Copy out all the lines exactly. Omit pictures.

■ Source excerpt ■
+ + + + + + +

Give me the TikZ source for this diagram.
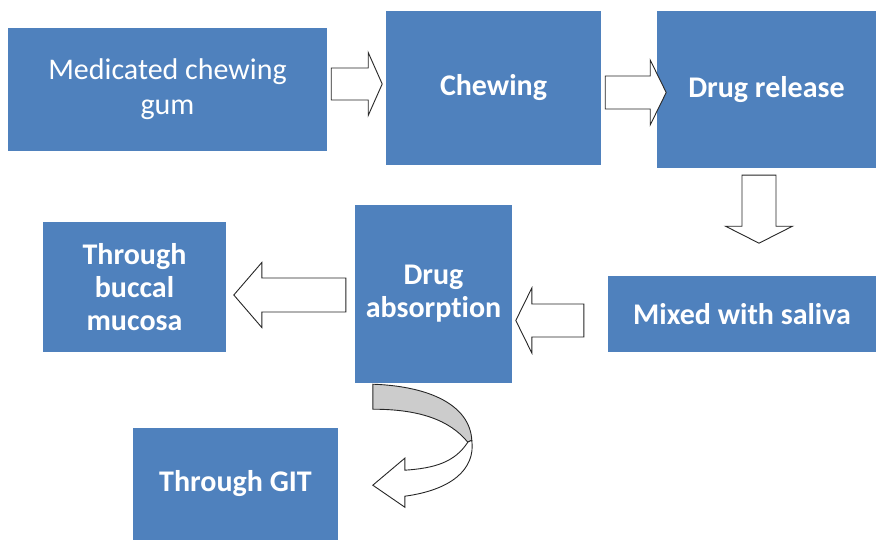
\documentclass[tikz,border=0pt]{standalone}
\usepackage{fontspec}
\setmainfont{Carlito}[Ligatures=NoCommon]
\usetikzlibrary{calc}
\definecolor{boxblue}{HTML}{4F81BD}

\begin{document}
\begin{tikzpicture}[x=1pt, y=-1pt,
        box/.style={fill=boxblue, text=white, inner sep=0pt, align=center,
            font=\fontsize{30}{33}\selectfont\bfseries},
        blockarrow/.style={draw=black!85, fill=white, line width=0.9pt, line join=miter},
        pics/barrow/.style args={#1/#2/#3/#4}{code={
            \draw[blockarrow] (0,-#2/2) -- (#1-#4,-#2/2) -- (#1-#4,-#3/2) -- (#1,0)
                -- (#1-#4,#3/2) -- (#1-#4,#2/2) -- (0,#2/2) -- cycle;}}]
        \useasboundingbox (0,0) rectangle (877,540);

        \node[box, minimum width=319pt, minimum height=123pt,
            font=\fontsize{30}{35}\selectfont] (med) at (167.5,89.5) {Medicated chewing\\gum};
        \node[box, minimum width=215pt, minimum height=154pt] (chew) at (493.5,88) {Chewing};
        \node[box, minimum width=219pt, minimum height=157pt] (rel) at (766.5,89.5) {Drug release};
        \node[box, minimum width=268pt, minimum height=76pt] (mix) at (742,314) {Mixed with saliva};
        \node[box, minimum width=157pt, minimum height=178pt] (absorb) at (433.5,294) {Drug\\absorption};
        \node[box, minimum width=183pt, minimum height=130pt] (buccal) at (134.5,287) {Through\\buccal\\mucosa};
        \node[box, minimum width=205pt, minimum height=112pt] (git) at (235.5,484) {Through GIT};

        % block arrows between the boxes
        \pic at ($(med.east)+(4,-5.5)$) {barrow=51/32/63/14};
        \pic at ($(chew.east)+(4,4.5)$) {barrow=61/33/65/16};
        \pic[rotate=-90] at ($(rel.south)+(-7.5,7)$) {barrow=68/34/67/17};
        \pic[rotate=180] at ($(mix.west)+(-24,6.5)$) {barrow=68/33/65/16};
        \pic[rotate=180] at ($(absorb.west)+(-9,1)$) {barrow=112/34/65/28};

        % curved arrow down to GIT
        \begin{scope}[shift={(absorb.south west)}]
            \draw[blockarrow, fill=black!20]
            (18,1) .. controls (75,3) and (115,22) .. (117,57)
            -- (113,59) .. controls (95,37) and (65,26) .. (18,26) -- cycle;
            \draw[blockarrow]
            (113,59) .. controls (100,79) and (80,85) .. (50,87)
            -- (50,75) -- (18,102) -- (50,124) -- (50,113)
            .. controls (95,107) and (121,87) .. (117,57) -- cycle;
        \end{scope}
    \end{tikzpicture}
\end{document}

+ + + + + + +

■ Finished answer ■
Give me the TikZ source for this diagram.
\documentclass[tikz,border=0pt]{standalone}
\usepackage{fontspec}
\setmainfont{Carlito}[Ligatures=NoCommon]
\usetikzlibrary{calc}
\definecolor{boxblue}{HTML}{4F81BD}

\begin{document}
\begin{tikzpicture}[x=1pt, y=-1pt,
        box/.style={fill=boxblue, text=white, inner sep=0pt, align=center,
            font=\fontsize{30}{33}\selectfont\bfseries},
        blockarrow/.style={draw=black!85, fill=white, line width=0.9pt, line join=miter},
        pics/barrow/.style args={#1/#2/#3/#4}{code={
            \draw[blockarrow] (0,-#2/2) -- (#1-#4,-#2/2) -- (#1-#4,-#3/2) -- (#1,0)
                -- (#1-#4,#3/2) -- (#1-#4,#2/2) -- (0,#2/2) -- cycle;}}]
        \useasboundingbox (0,0) rectangle (877,540);

        \node[box, minimum width=319pt, minimum height=123pt,
            font=\fontsize{30}{35}\selectfont] (med) at (167.5,89.5) {Medicated chewing\\gum};
        \node[box, minimum width=215pt, minimum height=154pt] (chew) at (493.5,88) {Chewing};
        \node[box, minimum width=219pt, minimum height=157pt] (rel) at (766.5,89.5) {Drug release};
        \node[box, minimum width=268pt, minimum height=76pt] (mix) at (742,314) {Mixed with saliva};
        \node[box, minimum width=157pt, minimum height=178pt] (absorb) at (433.5,294) {Drug\\absorption};
        \node[box, minimum width=183pt, minimum height=130pt] (buccal) at (134.5,287) {Through\\buccal\\mucosa};
        \node[box, minimum width=205pt, minimum height=112pt] (git) at (235.5,484) {Through GIT};

        % block arrows between the boxes
        \pic at ($(med.east)+(4,-5.5)$) {barrow=51/32/63/14};
        \pic at ($(chew.east)+(4,4.5)$) {barrow=61/33/65/16};
        \pic[rotate=-90] at ($(rel.south)+(-7.5,7)$) {barrow=68/34/67/17};
        \pic[rotate=180] at ($(mix.west)+(-24,6.5)$) {barrow=68/33/65/16};
        \pic[rotate=180] at ($(absorb.west)+(-9,1)$) {barrow=112/34/65/28};

        % curved arrow down to GIT
        \begin{scope}[shift={(absorb.south west)}]
            \draw[blockarrow, fill=black!20]
            (18,1) .. controls (75,3) and (115,22) .. (117,57)
            -- (113,59) .. controls (95,37) and (65,26) .. (18,26) -- cycle;
            \draw[blockarrow]
            (113,59) .. controls (100,79) and (80,85) .. (50,87)
            -- (50,75) -- (18,102) -- (50,124) -- (50,113)
            .. controls (95,107) and (121,87) .. (117,57) -- cycle;
        \end{scope}
    \end{tikzpicture}
\end{document}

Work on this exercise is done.